Miguel: [punches a long series of numbers into telephone, amazed that he can remember his parents' number while simultaneously forgetting PIN codes and passwords at random]
Voice on telephone: Hello?
Miguel: Happy Mother’s Day!
Voice: Why, thank you! How’re you?
Miguel: I’m fine, how’re you? Doing anything special for Mother’s Day?
Voice: I’m watching a squirrel outside the window, on top of the bird feeder your dad put into the big stump.
Miguel: That’s nice.
Voice: We may have salmon later on. It was on special, so I bought four pounds and froze it.
Miguel: We’re having a nice day. I made fruit.
Voice: Oh, a darn fly! I hate it when a fly gets into the house. We’re always careful not to open the doors wide when we come in.
Miguel: Fly, huh.
Voice: Oh, where’d he go? It’s under the table!

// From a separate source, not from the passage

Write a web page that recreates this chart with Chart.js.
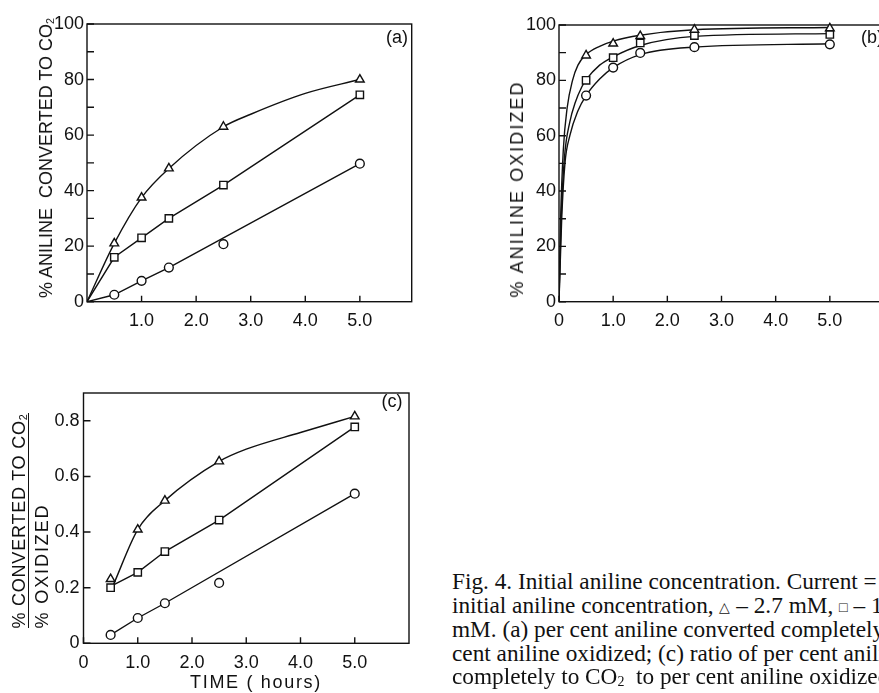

Miguel: You’d like it at our house. We live across the street from a pig sty.
Voice: [Loud whacking noise!!] There!
Miguel: Oh! Heh.
Voice: I picked up some roast beef for your dad for lunch. It doesn’t seem to make his feet swell, so I guess it’s low sodium.
Miguel: Anyway, we’re having a nice day…
Voice: Lottery’s $70 million now, have to go over to the mall and get some tickets.
Miguel: Lilac’s blooming…
Voice: Well, I don’t want to run up your telephone bill! Send everyone our love!
Miguel: Same here. Be sure and take it easy for Mother’s Day.
Talking to mom recently
Posted in Feral Living
So is she generally unfamiliar with the whole intimate conversation thing? I have a grandmother like that; happily her husband is a good listener…
But I still haven’t driven the 500 miles to visit them in over 4 years. I should probably take Brendan down there while they’re still around…
Oh lord, are you sure you didn’t call my mom?
If you’re not sure, what are you doing calling my mom? My dad could kick your ass.
Yet another parallel, at least the repetition part. My father, on the other hand, is nearly deaf with tinnitus. Which I am also developing.